Exclude images, then output the remaining data verbatim.

'''

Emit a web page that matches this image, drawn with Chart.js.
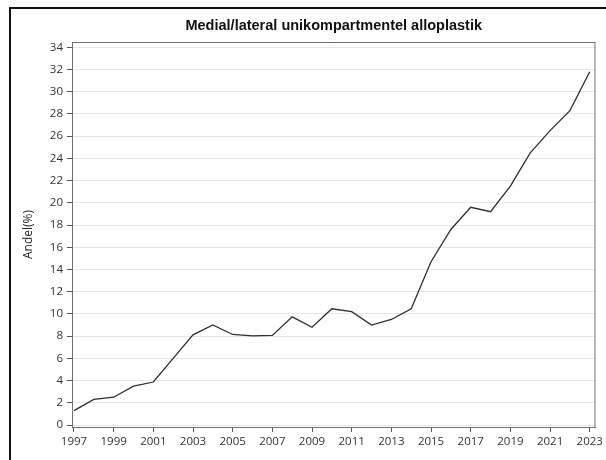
<!DOCTYPE html>
<html>
<head>
<meta charset="utf-8">
<script src="https://cdn.jsdelivr.net/npm/chart.js@4/dist/chart.umd.min.js"></script>
<style>
  html, body { margin: 0; padding: 0; background: #fff; }
  #wrap { position: relative; width: 606px; height: 460px; }
  #frame { position: absolute; left: 9px; top: 7px; right: 0; bottom: 0; border-top: 2px solid #111; border-left: 2px solid #111; pointer-events: none; }
</style>
</head>
<body>
<div id="wrap">
  <canvas id="chart" width="606" height="460"></canvas>
  <div id="frame"></div>
</div>
<script>
// Medial/lateral unikompartmentel alloplastik, andel per år.
const years = [1997, 1998, 1999, 2000, 2001, 2002, 2003, 2004, 2005, 2006, 2007, 2008, 2009, 2010,
  2011, 2012, 2013, 2014, 2015, 2016, 2017, 2018, 2019, 2020, 2021, 2022, 2023];
const andel = [1.3, 2.3, 2.5, 3.5, 3.87, 6.0, 8.12, 9.0, 8.15, 8.03, 8.06, 9.74, 8.8, 10.46,
  10.2, 9.0, 9.5, 10.46, 14.7, 17.6, 19.6, 19.2, 21.5, 24.5, 26.5, 28.3, 31.8];
const xTicks = [1997, 1999, 2001, 2003, 2005, 2007, 2009, 2011, 2013, 2015, 2017, 2019, 2021, 2023];
const yTicks = [0, 2, 4, 6, 8, 10, 12, 14, 16, 18, 20, 22, 24, 26, 28, 30, 32, 34];

const FONT = "'Open Sans', 'Noto Sans', sans-serif";

// box round the plot area (top and right sides too)
const plotFrame = {
  id: 'plotFrame',
  afterDraw(c) {
    const a = c.chartArea, g = c.ctx;
    g.save();
    g.strokeStyle = '#707070'; g.lineWidth = 1;
    g.strokeRect(a.left + 0.5, a.top + 0.5, a.right - a.left - 1, a.bottom - a.top);
    g.restore();
  },
};

new Chart(document.getElementById('chart').getContext('2d'), {
  type: 'line',
  data: {
    datasets: [{
      label: 'Andel',
      data: years.map((y, i) => ({ x: y, y: andel[i] })),
      borderColor: '#2e2e2e', borderWidth: 1.3, pointRadius: 0, tension: 0, fill: false,
    }],
  },
  options: {
    responsive: false, animation: false,
    layout: { padding: { left: 0, right: 8, top: 0, bottom: 0 } },
    plugins: {
      legend: { display: false }, tooltip: { enabled: false },
      title: {
        display: true, fullSize: false, text: 'Medial/lateral unikompartmentel alloplastik',
        color: '#111', font: { family: "'Liberation Sans', Arial, sans-serif", size: 14.5, weight: 'bold', lineHeight: 1.2 },
        padding: { top: 17, bottom: 7.6 },
      },
    },
    scales: {
      x: {
        type: 'linear', min: 1996.9, max: 2023.29,
        afterBuildTicks: (s) => { s.ticks = xTicks.map((v) => ({ value: v })); },
        afterFit: (s) => { s.height = 33; },
        ticks: { autoSkip: false, maxRotation: 0, padding: 3, color: '#333', font: { family: FONT, size: 11.5 }, callback: (v) => String(v) },
        grid: { drawOnChartArea: false, drawTicks: true, tickLength: 5, tickColor: '#555' },
        border: { color: '#707070', width: 1 },
      },
      y: {
        min: -0.18, max: 34.48,
        afterBuildTicks: (s) => { s.ticks = yTicks.map((v) => ({ value: v })); },
        afterFit: (s) => { s.width = 72; },
        ticks: { autoSkip: false, padding: 4, color: '#333', font: { family: FONT, size: 11.5 }, callback: (v) => String(v) },
        grid: { color: '#e6e6e6', lineWidth: 1, tickLength: 5, tickColor: '#555' },
        border: { color: '#707070', width: 1 },
        title: { display: true, text: 'Andel(%)', color: '#222', font: { family: FONT, size: 12, lineHeight: 1.2 }, padding: { top: 21, bottom: 0 } },
      },
    },
  },
  plugins: [plotFrame],
});
</script>
</body>
</html>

'''

◆ **Solution to the exercise**:
Emit a web page that matches this image, drawn with Chart.js.
<!DOCTYPE html>
<html>
<head>
<meta charset="utf-8">
<script src="https://cdn.jsdelivr.net/npm/chart.js@4/dist/chart.umd.min.js"></script>
<style>
  html, body { margin: 0; padding: 0; background: #fff; }
  #wrap { position: relative; width: 606px; height: 460px; }
  #frame { position: absolute; left: 9px; top: 7px; right: 0; bottom: 0; border-top: 2px solid #111; border-left: 2px solid #111; pointer-events: none; }
</style>
</head>
<body>
<div id="wrap">
  <canvas id="chart" width="606" height="460"></canvas>
  <div id="frame"></div>
</div>
<script>
// Medial/lateral unikompartmentel alloplastik, andel per år.
const years = [1997, 1998, 1999, 2000, 2001, 2002, 2003, 2004, 2005, 2006, 2007, 2008, 2009, 2010,
  2011, 2012, 2013, 2014, 2015, 2016, 2017, 2018, 2019, 2020, 2021, 2022, 2023];
const andel = [1.3, 2.3, 2.5, 3.5, 3.87, 6.0, 8.12, 9.0, 8.15, 8.03, 8.06, 9.74, 8.8, 10.46,
  10.2, 9.0, 9.5, 10.46, 14.7, 17.6, 19.6, 19.2, 21.5, 24.5, 26.5, 28.3, 31.8];
const xTicks = [1997, 1999, 2001, 2003, 2005, 2007, 2009, 2011, 2013, 2015, 2017, 2019, 2021, 2023];
const yTicks = [0, 2, 4, 6, 8, 10, 12, 14, 16, 18, 20, 22, 24, 26, 28, 30, 32, 34];

const FONT = "'Open Sans', 'Noto Sans', sans-serif";

// box round the plot area (top and right sides too)
const plotFrame = {
  id: 'plotFrame',
  afterDraw(c) {
    const a = c.chartArea, g = c.ctx;
    g.save();
    g.strokeStyle = '#707070'; g.lineWidth = 1;
    g.strokeRect(a.left + 0.5, a.top + 0.5, a.right - a.left - 1, a.bottom - a.top);
    g.restore();
  },
};

new Chart(document.getElementById('chart').getContext('2d'), {
  type: 'line',
  data: {
    datasets: [{
      label: 'Andel',
      data: years.map((y, i) => ({ x: y, y: andel[i] })),
      borderColor: '#2e2e2e', borderWidth: 1.3, pointRadius: 0, tension: 0, fill: false,
    }],
  },
  options: {
    responsive: false, animation: false,
    layout: { padding: { left: 0, right: 8, top: 0, bottom: 0 } },
    plugins: {
      legend: { display: false }, tooltip: { enabled: false },
      title: {
        display: true, fullSize: false, text: 'Medial/lateral unikompartmentel alloplastik',
        color: '#111', font: { family: "'Liberation Sans', Arial, sans-serif", size: 14.5, weight: 'bold', lineHeight: 1.2 },
        padding: { top: 17, bottom: 7.6 },
      },
    },
    scales: {
      x: {
        type: 'linear', min: 1996.9, max: 2023.29,
        afterBuildTicks: (s) => { s.ticks = xTicks.map((v) => ({ value: v })); },
        afterFit: (s) => { s.height = 33; },
        ticks: { autoSkip: false, maxRotation: 0, padding: 3, color: '#333', font: { family: FONT, size: 11.5 }, callback: (v) => String(v) },
        grid: { drawOnChartArea: false, drawTicks: true, tickLength: 5, tickColor: '#555' },
        border: { color: '#707070', width: 1 },
      },
      y: {
        min: -0.18, max: 34.48,
        afterBuildTicks: (s) => { s.ticks = yTicks.map((v) => ({ value: v })); },
        afterFit: (s) => { s.width = 72; },
        ticks: { autoSkip: false, padding: 4, color: '#333', font: { family: FONT, size: 11.5 }, callback: (v) => String(v) },
        grid: { color: '#e6e6e6', lineWidth: 1, tickLength: 5, tickColor: '#555' },
        border: { color: '#707070', width: 1 },
        title: { display: true, text: 'Andel(%)', color: '#222', font: { family: FONT, size: 12, lineHeight: 1.2 }, padding: { top: 21, bottom: 0 } },
      },
    },
  },
  plugins: [plotFrame],
});
</script>
</body>
</html>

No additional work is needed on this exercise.